At Cooper’s Row there is a long section of the wall, and the green, mossy part in the middle is a stair up on to the ramparts –
The Aldgate, one of seven City gates, was situated at the crossing point of Duke’s Place, Aldgate High Street, and Jewry Street, and on the road leading to Colchester. This is a modern version, I think. At this point the wall turned towards the west, on the right hand side of today’s London Wall street. The Wall followed the line of the buildings on the right, and beyond those was the Houndsditch, still a street today.
And even though it was a miserably cold day I found this mimosa in flower, with St Botolph-Without-Aldgate in the background. There has been a church on this site for over 1,000 years – I can’t quite get my mind around one thousand years.
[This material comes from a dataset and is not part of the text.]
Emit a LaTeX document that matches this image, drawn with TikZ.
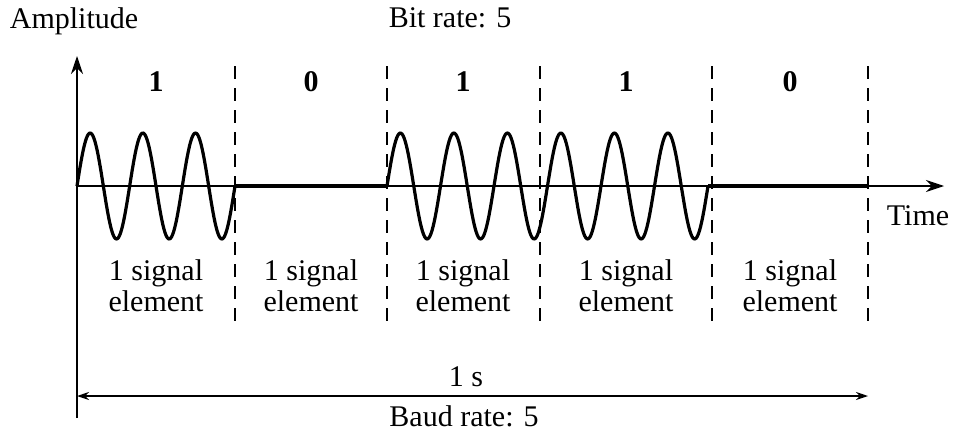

The site of the Bishopsgate –
The picture below presents 2,000 years of history. The Roman wall is on the left, and on the left of the church the brick wall peeping out is part of a fort on the wall; the Church is All Hallows on the Wall and only dates from the late 1700s, but there has been a church on the site for 1,000 years; and today’s City looms over everything.
The next gate was Moorgate, at the crossroads of London Wall Street and Moorgate Street. The building of the wall apparently affected the drainage of the moors beyond and people had to travel on boats!
The Roman Wall in the Barbican, heading towards the Museum of London, and on the site of St Alphage London Wall, but very little of the church remains –
Just beyond this, at the end of Wood Street and in the Barbican, stood Cripple Gate. It too is demolished.
The Wall with the remains of one of the towers, just next to the Museum of London, the site of a large fort. There is a good section of Wall here, with the remains of further towers and a fish pond – you get a very good feel for what it was like – but my hand wobbled and the picture is blurred!
I popped into Postman’s Park to check on the flowers and the azalea is still in full, luxuriant, and generous bloom. There were beautiful pale pink camellias too, but sadly my hand wobbled again! The Park is on the line of the Aldersgate.
After that it was downwards towards Blackfriars Bridge, past the site of the Lud Gate which stood opposite a crossing of the Fleet River. There are no remains of the Wall in this area.
I walked past the Apothecaries Hall (on the site of the Blackfriars Priory) and down to Blackfriars Bridge. After all the exploration I rewarded myself with an organ recital (free) in St Paul’s Cathedral, where it was also warm!